AI-generated code introduces security considerations that the industry is still learning to manage. Generated code may include patterns that are functional but introduce vulnerabilities — using deprecated libraries, implementing authentication flows with subtle flaws, or handling user input in ways that open doors to injection attacks. These issues are not hypothetical; several well-documented incidents over the past year have traced production vulnerabilities back to AI-generated code that was reviewed insufficiently before deployment.

The response from the development community has been encouraging. Static analysis tools specifically designed to audit AI-generated output have improved substantially, and many firms have adopted mandatory security review stages for any machine-produced code before it enters a production branch. The lesson is straightforward: speed without scrutiny is a liability, not an advantage.

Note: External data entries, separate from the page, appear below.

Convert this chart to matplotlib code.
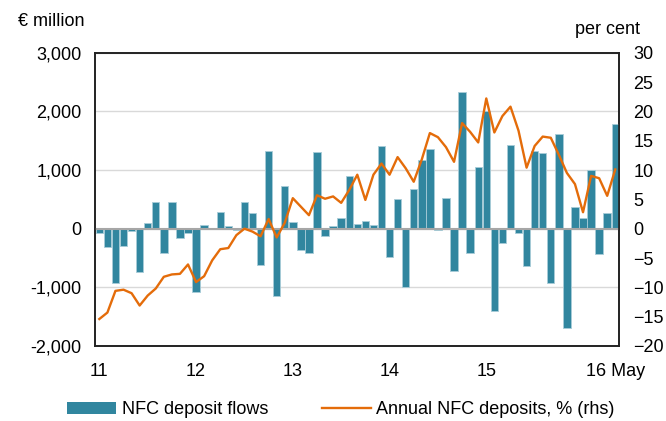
import matplotlib
matplotlib.use("Agg")
import matplotlib.pyplot as plt
from matplotlib.patches import Patch
from matplotlib.lines import Line2D
import numpy as np

plt.rcParams['font.family'] = ['Liberation Sans', 'DejaVu Sans']

# Monthly data Jan 2011 - May 2016
flows = [-75, -320, -932, -290, -38, -744, 91, 455, -420, 462, -153, -70,
         -1085, 57, 5, 284, 45, -30, 462, 267, -625, 1324, -1142, 733,
         114, -364, -409, 1301, -119, 51, 188, 903, 85, 136, 62, 1415,
         -477, 506, -989, 670, 1165, 1358, -15, 523, -722, 2330, -409, 1045,
         2006, -1409, -250, 1432, -68, -642, 1324, 1284, -932, 1608, -1693, 375,
         182, 1000, -432, 267, 1778]
growth = [-15.4, -14.3, -10.6, -10.4, -11.0, -13.1, -11.4, -10.2, -8.2, -7.8, -7.7, -6.1,
          -9.1, -8.1, -5.4, -3.5, -3.3, -1.1, 0.0, -0.5, -1.3, 1.65, -1.5, 1.0,
          5.2, 3.75, 2.3, 5.7, 5.1, 5.5, 4.4, 6.6, 9.2, 4.9, 9.2, 11.1,
          9.2, 12.2, 10.3, 8.0, 11.8, 16.3, 15.6, 13.9, 11.4, 18.0, 16.5, 14.7,
          22.2, 16.4, 19.2, 20.8, 16.7, 10.4, 14.1, 15.7, 15.5, 12.6, 9.5, 7.6,
          2.8, 9.0, 8.6, 5.6, 10.1]
year_labels = ['11', '12', '13', '14', '15', '16 May']
year_pos = [0, 12, 24, 36, 48, 64]
left_ticks = [-2000, -1000, 0, 1000, 2000, 3000]
right_ticks = [-20, -15, -10, -5, 0, 5, 10, 15, 20, 25, 30]

bar_color = '#31869F'
line_color = '#E46C0A'
FS = 13

fig = plt.figure(figsize=(6.66, 4.21), dpi=100)
ax = fig.add_axes([95.3/666, 1-346/421, (619.3-95.3)/666, (346-52.7)/421])
ax2 = ax.twinx()

x = np.arange(len(flows))
ax.bar(x, flows, width=0.92, color=bar_color, edgecolor='#A8CCD8', linewidth=0.6, zorder=3)
ax.axhline(0, color='#A6A6A6', linewidth=1.5, zorder=4)
ax.set_ylim(-2000, 3000)
ax.set_yticks(left_ticks)
ax.set_yticklabels([f'{v:,}' for v in left_ticks])
ax.set_xlim(-0.5, len(flows) - 0.5)
ax.grid(axis='y', color='#D9D9D9', linewidth=1.0, zorder=0)
ax.set_axisbelow(True)

ax2.plot(x, growth, color=line_color, linewidth=1.7, zorder=5)
ax2.set_ylim(-20, 30)
ax2.set_yticks(right_ticks)

ax.set_xticks(year_pos)
ax.set_xticklabels(year_labels)
for a in (ax, ax2):
    a.tick_params(axis='both', length=0, labelsize=FS, colors='black')
ax.tick_params(axis='y', pad=10)
ax2.tick_params(axis='y', pad=10)
ax.tick_params(axis='x', pad=12)
for a in (ax, ax2):
    for s in a.spines.values():
        s.set_color('#222222'); s.set_linewidth(1.2)

fig.text(18/666, 1-22/421, '€ million', fontsize=FS, ha='left', va='center')
fig.text(640/666, 1-30/421, 'per cent', fontsize=FS, ha='right', va='center')

handles = [Patch(facecolor=bar_color, edgecolor='none', label='NFC deposit flows'),
           Line2D([0], [0], color=line_color, linewidth=1.7, label='Annual NFC deposits, % (rhs)')]
fig.legend(handles=handles, loc='center', bbox_to_anchor=(341/666, 1-410/421), ncol=2,
           frameon=False, fontsize=FS, handlelength=2.7, handleheight=0.6,
           columnspacing=3.0, handletextpad=0.3)

fig.savefig('out.png', dpi=100)
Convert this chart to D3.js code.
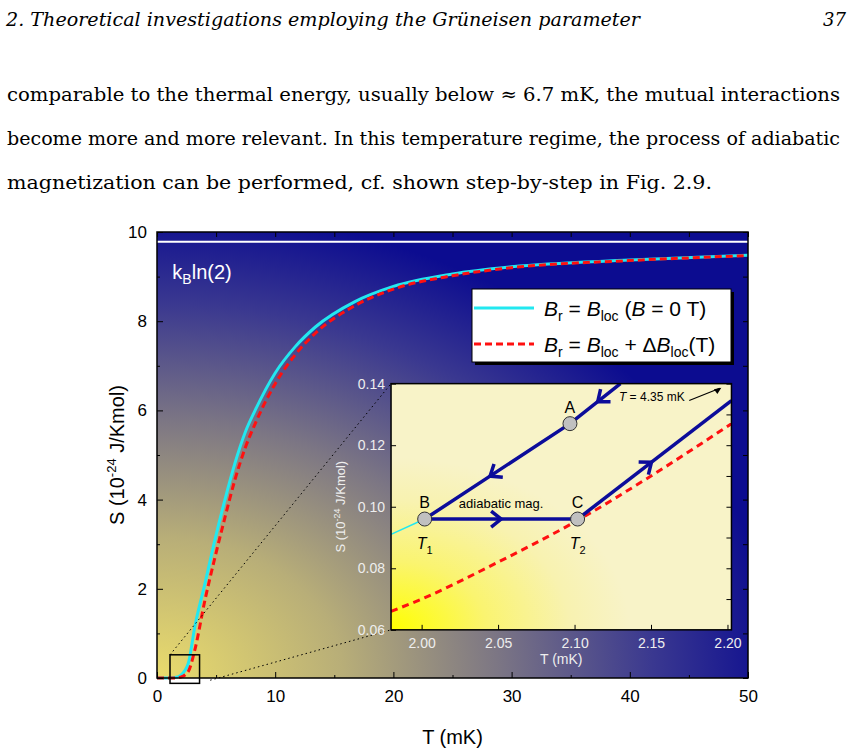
<!DOCTYPE html>
<html><head><meta charset="utf-8">
<script src="https://cdn.jsdelivr.net/npm/d3@7"></script>
<style>body{margin:0;background:#fff}</style>
</head><body>
<svg id="c" width="852" height="754"></svg>
<script>
// main curves S(T)
var tVals = [0, 1, 1.5, 2, 2.65, 3.2, 4.06, 4.9, 5.75, 6.6, 7.45, 8.3, 10, 11.7, 13.4, 16.75, 20, 25, 30, 40, 50];
var sCyan = [0, 0, 0.01, 0.06, 0.33, 1.15, 2.12, 3.1, 4.0, 4.82, 5.5, 6.0, 6.84, 7.43, 7.87, 8.44, 8.78, 9.06, 9.22, 9.37, 9.48];
var sRed = [0, 0, 0, 0.02, 0.15, 0.63, 1.75, 2.7, 3.6, 4.45, 5.15, 5.7, 6.6, 7.25, 7.73, 8.35, 8.72, 9.02, 9.2, 9.36, 9.47];
var kbLn2 = 9.78;
var xTicks = [0, 10, 20, 30, 40, 50];
var yTicks = [0, 2, 4, 6, 8, 10];
// inset
var inTRed = [1.98, 2.0, 2.05, 2.1, 2.15, 2.2026];
var inSRed = [0.066, 0.070, 0.082, 0.095, 0.110, 0.127];
var inCyanT = [1.98, 2.002];
var inCyanS = [0.091, 0.096];
var pathAB = [[2.13, 0.140], [2.097, 0.127], [2.002, 0.096]];
var pathBC = [[2.002, 0.096], [2.102, 0.096]];
var pathC = [[2.102, 0.096], [2.2026, 0.1345]];
var points = [{n: "A", t: 2.097, s: 0.127}, {n: "B", t: 2.002, s: 0.096}, {n: "C", t: 2.102, s: 0.096}];
var inXTicks = [2.0, 2.05, 2.1, 2.15, 2.2];
var inYTicks = [0.06, 0.08, 0.10, 0.12, 0.14];

var svg = d3.select("#c");
var defs = svg.append("defs");
var g1 = defs.append("radialGradient").attr("id", "bg").attr("cx", 0).attr("cy", 1).attr("r", 1.05);
[[0, "#eadc6c"], [0.3, "#b8ae78"], [0.55, "#7c7684"], [0.8, "#3a3890"], [1, "#0c0c90"]].forEach(function (s) {
  g1.append("stop").attr("offset", s[0]).attr("stop-color", s[1]);
});
var g2 = defs.append("radialGradient").attr("id", "ibg").attr("cx", 0).attr("cy", 1).attr("r", 0.7);
[[0, "#ffff00"], [0.4, "#faf470"], [0.75, "#f8f2b0"], [1, "#f8f3c8"]].forEach(function (s) {
  g2.append("stop").attr("offset", s[0]).attr("stop-color", s[1]);
});

// page text
var serif = "'DejaVu Serif', 'Liberation Serif', serif";
svg.append("text").attr("x", 6).attr("y", 26).attr("font-family", serif).attr("font-style", "italic").attr("font-size", 18)
  .attr("textLength", 634).attr("lengthAdjust", "spacingAndGlyphs")
  .text("2. Theoretical investigations employing the Grüneisen parameter");
svg.append("text").attr("x", 846).attr("y", 26).attr("text-anchor", "end").attr("font-family", serif).attr("font-style", "italic").attr("font-size", 18).text("37");
var para = [
  ["comparable to the thermal energy, usually below ≈ 6.7 mK, the mutual interactions", 840],
  ["become more and more relevant. In this temperature regime, the process of adiabatic", 840],
  ["magnetization can be performed, cf. shown step-by-step in Fig. 2.9.", 712]
];
para.forEach(function (p, i) {
  svg.append("text").attr("x", 7).attr("y", 101 + i * 44).attr("font-family", serif).attr("font-size", 19)
    .attr("textLength", p[1] - 7).attr("lengthAdjust", "spacingAndGlyphs").text(p[0]);
});

// main chart
var L = 157, R = 748, T = 232, B = 678;
var x = d3.scaleLinear().domain([0, 50]).range([L, R]);
var y = d3.scaleLinear().domain([0, 10]).range([B, T]);
var sans = "'Liberation Sans', Arial, sans-serif";
svg.append("rect").attr("x", L).attr("y", T).attr("width", R - L).attr("height", B - T).attr("fill", "url(#bg)");
svg.append("line").attr("x1", L).attr("x2", R).attr("y1", y(kbLn2)).attr("y2", y(kbLn2)).attr("stroke", "#fff").attr("stroke-width", 2);
svg.append("text").attr("x", x(1.3)).attr("y", y(8.95)).attr("fill", "#fff").attr("font-family", sans).attr("font-size", 20)
  .html("k<tspan font-size='14' dy='5'>B</tspan><tspan dy='-5'>ln(2)</tspan>");

var line = d3.line().curve(d3.curveMonotoneX);
var cyanPts = tVals.map(function (t, i) { return [x(t), y(sCyan[i])]; });
var redPts = tVals.map(function (t, i) { return [x(t), y(sRed[i])]; });
svg.append("path").attr("d", line(cyanPts)).attr("fill", "none").attr("stroke", "#22e8f0").attr("stroke-width", 3);
svg.append("path").attr("d", line(redPts)).attr("fill", "none").attr("stroke", "#ff1010").attr("stroke-width", 3).attr("stroke-dasharray", "7,4");

// axes with inward ticks
var gx = svg.append("g").attr("transform", "translate(0," + B + ")");
gx.call(d3.axisBottom(x).tickValues(xTicks).tickSizeInner(-6).tickSizeOuter(0).tickPadding(12));
gx.select(".domain").remove();
gx.selectAll("text").attr("font-family", sans).attr("font-size", 17).attr("fill", "#000");
var gxm = svg.append("g").attr("transform", "translate(0," + B + ")");
gxm.call(d3.axisBottom(x).tickValues(d3.range(5, 50, 10)).tickSizeInner(-3).tickSizeOuter(0).tickFormat(""));
gxm.select(".domain").remove();
var gy = svg.append("g").attr("transform", "translate(" + L + ",0)");
gy.call(d3.axisLeft(y).tickValues(yTicks).tickSizeInner(-6).tickSizeOuter(0).tickPadding(10));
gy.select(".domain").remove();
gy.selectAll("text").attr("font-family", sans).attr("font-size", 17).attr("fill", "#000");
var gym = svg.append("g").attr("transform", "translate(" + L + ",0)");
gym.call(d3.axisLeft(y).tickValues(d3.range(1, 10, 2)).tickSizeInner(-3).tickSizeOuter(0).tickFormat(""));
gym.select(".domain").remove();
var gt = svg.append("g").attr("transform", "translate(0," + T + ")");
gt.call(d3.axisTop(x).tickValues(d3.range(0, 51, 5)).tickSizeInner(-5).tickSizeOuter(0).tickFormat(""));
gt.select(".domain").remove();
var gr = svg.append("g").attr("transform", "translate(" + R + ",0)");
gr.call(d3.axisRight(y).tickValues(d3.range(0, 11, 1)).tickSizeInner(-5).tickSizeOuter(0).tickFormat(""));
gr.select(".domain").remove();
svg.selectAll(".tick line").attr("stroke", "#000");
svg.append("rect").attr("x", L).attr("y", T).attr("width", R - L).attr("height", B - T).attr("fill", "none").attr("stroke", "#000").attr("stroke-width", 1.5);

svg.append("text").attr("x", (L + R) / 2).attr("y", 744).attr("text-anchor", "middle").attr("font-family", sans).attr("font-size", 20).text("T (mK)");
svg.append("text").attr("transform", "translate(124," + (T + B) / 2 + ") rotate(-90)").attr("text-anchor", "middle").attr("font-family", sans).attr("font-size", 20)
  .html("S (10<tspan font-size='13' dy='-8'>-24</tspan><tspan dy='8'> J/Kmol)</tspan>");

// zoom box & dotted connectors
var box = {t0: 1.1, t1: 3.6, s0: -0.12, s1: 0.52};
var inBox = {t0: 19.8, t1: 48.6, s0: 1.08, s1: 6.6};
svg.append("rect").attr("x", x(box.t0)).attr("y", y(box.s1)).attr("width", x(box.t1) - x(box.t0)).attr("height", y(box.s0) - y(box.s1))
  .attr("fill", "none").attr("stroke", "#000").attr("stroke-width", 1.5);
svg.append("line").attr("x1", x(box.t0)).attr("y1", y(box.s1)).attr("x2", x(inBox.t0)).attr("y2", y(inBox.s1))
  .attr("stroke", "#000").attr("stroke-dasharray", "1.5,3");
svg.append("line").attr("x1", x(4.5)).attr("y1", y(-0.05)).attr("x2", x(inBox.t0)).attr("y2", y(inBox.s0))
  .attr("stroke", "#000").attr("stroke-dasharray", "1.5,3");

// legend
var lg = svg.append("g").attr("transform", "translate(472,289)");
lg.append("rect").attr("x", 3).attr("y", 3).attr("width", 259).attr("height", 73).attr("fill", "#000");
lg.append("rect").attr("width", 259).attr("height", 73).attr("fill", "#fff").attr("stroke", "#000");
lg.append("line").attr("x1", 2).attr("x2", 62).attr("y1", 19).attr("y2", 19).attr("stroke", "#22e8f0").attr("stroke-width", 3);
lg.append("line").attr("x1", 2).attr("x2", 62).attr("y1", 55).attr("y2", 55).attr("stroke", "#ff1010").attr("stroke-width", 3).attr("stroke-dasharray", "7,4");
lg.append("text").attr("x", 72).attr("y", 27).attr("font-family", sans).attr("font-size", 21)
  .html("<tspan font-style='italic'>B</tspan><tspan font-size='14' dy='5'>r</tspan><tspan dy='-5'> = </tspan><tspan font-style='italic'>B</tspan><tspan font-size='14' dy='5'>loc</tspan><tspan dy='-5'> (</tspan><tspan font-style='italic'>B</tspan> = 0 T)");
lg.append("text").attr("x", 72).attr("y", 63).attr("font-family", sans).attr("font-size", 21)
  .html("<tspan font-style='italic'>B</tspan><tspan font-size='14' dy='5'>r</tspan><tspan dy='-5'> = </tspan><tspan font-style='italic'>B</tspan><tspan font-size='14' dy='5'>loc</tspan><tspan dy='-5'> + Δ</tspan><tspan font-style='italic'>B</tspan><tspan font-size='14' dy='5'>loc</tspan><tspan dy='-5'>(T)</tspan>");

// inset
var iL = x(inBox.t0), iR = x(inBox.t1), iT = y(inBox.s1), iB = y(inBox.s0);
var xi = d3.scaleLinear().domain([1.98, 2.2026]).range([iL, iR]);
var yi = d3.scaleLinear().domain([0.06, 0.14]).range([iB, iT]);
svg.append("rect").attr("x", iL).attr("y", iT).attr("width", iR - iL).attr("height", iB - iT).attr("fill", "url(#ibg)");
var il = d3.line().x(function (d) { return xi(d[0]); }).y(function (d) { return yi(d[1]); });
svg.append("path").attr("d", il.curve(d3.curveMonotoneX)(inTRed.map(function (t, i) { return [t, inSRed[i]]; })))
  .attr("fill", "none").attr("stroke", "#ff1010").attr("stroke-width", 3).attr("stroke-dasharray", "7,5");
il.curve(d3.curveLinear);
svg.append("path").attr("d", il(inCyanT.map(function (t, i) { return [t, inCyanS[i]]; }))).attr("fill", "none").attr("stroke", "#22e8f0").attr("stroke-width", 1.5);
[pathAB, pathBC, pathC].forEach(function (p) {
  svg.append("path").attr("d", il(p)).attr("fill", "none").attr("stroke", "#0c0c9a").attr("stroke-width", 3.5);
});
// open arrowheads along paths
function chevron(p0, p1, f) {
  var ax = xi(p0[0]) + (xi(p1[0]) - xi(p0[0])) * f, ay = yi(p0[1]) + (yi(p1[1]) - yi(p0[1])) * f;
  var ang = Math.atan2(yi(p1[1]) - yi(p0[1]), xi(p1[0]) - xi(p0[0])) * 180 / Math.PI;
  svg.append("path").attr("d", "M-10,-8 L0,0 L-10,8").attr("transform", "translate(" + ax + "," + ay + ") rotate(" + ang + ")")
    .attr("fill", "none").attr("stroke", "#0c0c9a").attr("stroke-width", 3.5);
}
chevron(pathAB[0], pathAB[1], 0.45);
chevron(pathAB[1], pathAB[2], 0.55);
chevron(pathBC[0], pathBC[1], 0.5);
chevron(pathC[0], pathC[1], 0.48);
points.forEach(function (p) {
  svg.append("circle").attr("cx", xi(p.t)).attr("cy", yi(p.s)).attr("r", 7).attr("fill", "#c0c0c0").attr("stroke", "#333").attr("stroke-width", 1);
  svg.append("text").attr("x", xi(p.t)).attr("y", yi(p.s) - 11).attr("text-anchor", "middle").attr("font-family", sans).attr("font-size", 16).text(p.n);
});
svg.append("text").attr("x", xi(2.002)).attr("y", yi(0.096) + 30).attr("text-anchor", "middle").attr("font-family", sans).attr("font-size", 16)
  .html("<tspan font-style='italic'>T</tspan><tspan font-size='11' dy='5'>1</tspan>");
svg.append("text").attr("x", xi(2.102)).attr("y", yi(0.096) + 30).attr("text-anchor", "middle").attr("font-family", sans).attr("font-size", 16)
  .html("<tspan font-style='italic'>T</tspan><tspan font-size='11' dy='5'>2</tspan>");
svg.append("text").attr("x", xi(2.052)).attr("y", yi(0.096) - 11).attr("text-anchor", "middle").attr("font-family", sans).attr("font-size", 13).text("adiabatic mag.");
svg.append("text").attr("x", xi(2.172)).attr("y", yi(0.1345)).attr("text-anchor", "end").attr("font-family", sans).attr("font-size", 12)
  .html("<tspan font-style='italic'>T</tspan> = 4.35 mK");
svg.append("line").attr("x1", xi(2.175)).attr("y1", yi(0.1345)).attr("x2", xi(2.195)).attr("y2", yi(0.1385)).attr("stroke", "#000").attr("stroke-width", 1.2);
svg.append("path").attr("d", "M0,0 L-7,-3 L-7,3 Z").attr("transform", "translate(" + xi(2.196) + "," + yi(0.1387) + ") rotate(-35)");

var ix = svg.append("g").attr("transform", "translate(0," + iB + ")");
ix.call(d3.axisBottom(xi).tickValues(inXTicks).tickFormat(d3.format(".2f")).tickSizeInner(-5).tickSizeOuter(0).tickPadding(8));
ix.select(".domain").remove();
ix.selectAll("text").attr("font-family", sans).attr("font-size", 14).attr("fill", "#eee");
var iy = svg.append("g").attr("transform", "translate(" + iL + ",0)");
iy.call(d3.axisLeft(yi).tickValues(inYTicks).tickFormat(d3.format(".2f")).tickSizeInner(-5).tickSizeOuter(0).tickPadding(6));
iy.select(".domain").remove();
iy.selectAll("text").attr("font-family", sans).attr("font-size", 14).attr("fill", "#eee");
var iyr = svg.append("g").attr("transform", "translate(" + iR + ",0)");
iyr.call(d3.axisRight(yi).tickValues(d3.range(0.07, 0.14, 0.01)).tickSizeInner(-5).tickSizeOuter(0).tickFormat(""));
iyr.select(".domain").remove();
svg.selectAll(".tick line").attr("stroke", "#000");
svg.append("rect").attr("x", iL).attr("y", iT).attr("width", iR - iL).attr("height", iB - iT).attr("fill", "none").attr("stroke", "#000").attr("stroke-width", 1.5);
svg.append("text").attr("x", (iL + iR) / 2).attr("y", iB + 34).attr("text-anchor", "middle").attr("font-family", sans).attr("font-size", 14).attr("fill", "#eee").text("T (mK)");
svg.append("text").attr("transform", "translate(345," + (iT + iB) / 2 + ") rotate(-90)").attr("text-anchor", "middle").attr("font-family", sans).attr("font-size", 13).attr("fill", "#eee")
  .html("S (10<tspan font-size='9' dy='-5'>-24</tspan><tspan dy='5'> J/Kmol)</tspan>");
</script>
</body></html>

What This Means for Businesses Commissioning Custom Software

For organizations looking to build custom software in 2026, the practical takeaway is this: the right development partner is no longer just the one with the best coders. It is the one that has thoughtfully integrated AI into its workflow without mistaking speed for quality. The best firms are transparent about where they use AI-assisted tooling and where they rely on human expertise. They have clear review processes, realistic timelines that account for the review overhead that comes with generated code, and senior technical leadership that understands both the capabilities and the limitations of current tools.

The bottom line is that custom software development has become faster, more accessible, and in many ways more capable than it was just a few years ago. But the fundamentals — clear thinking, sound architecture, honest communication, and disciplined engineering practices — matter as much as they ever did. The firms and clients that keep those fundamentals in focus while selectively adopting new tools are the ones building software that will hold up over time.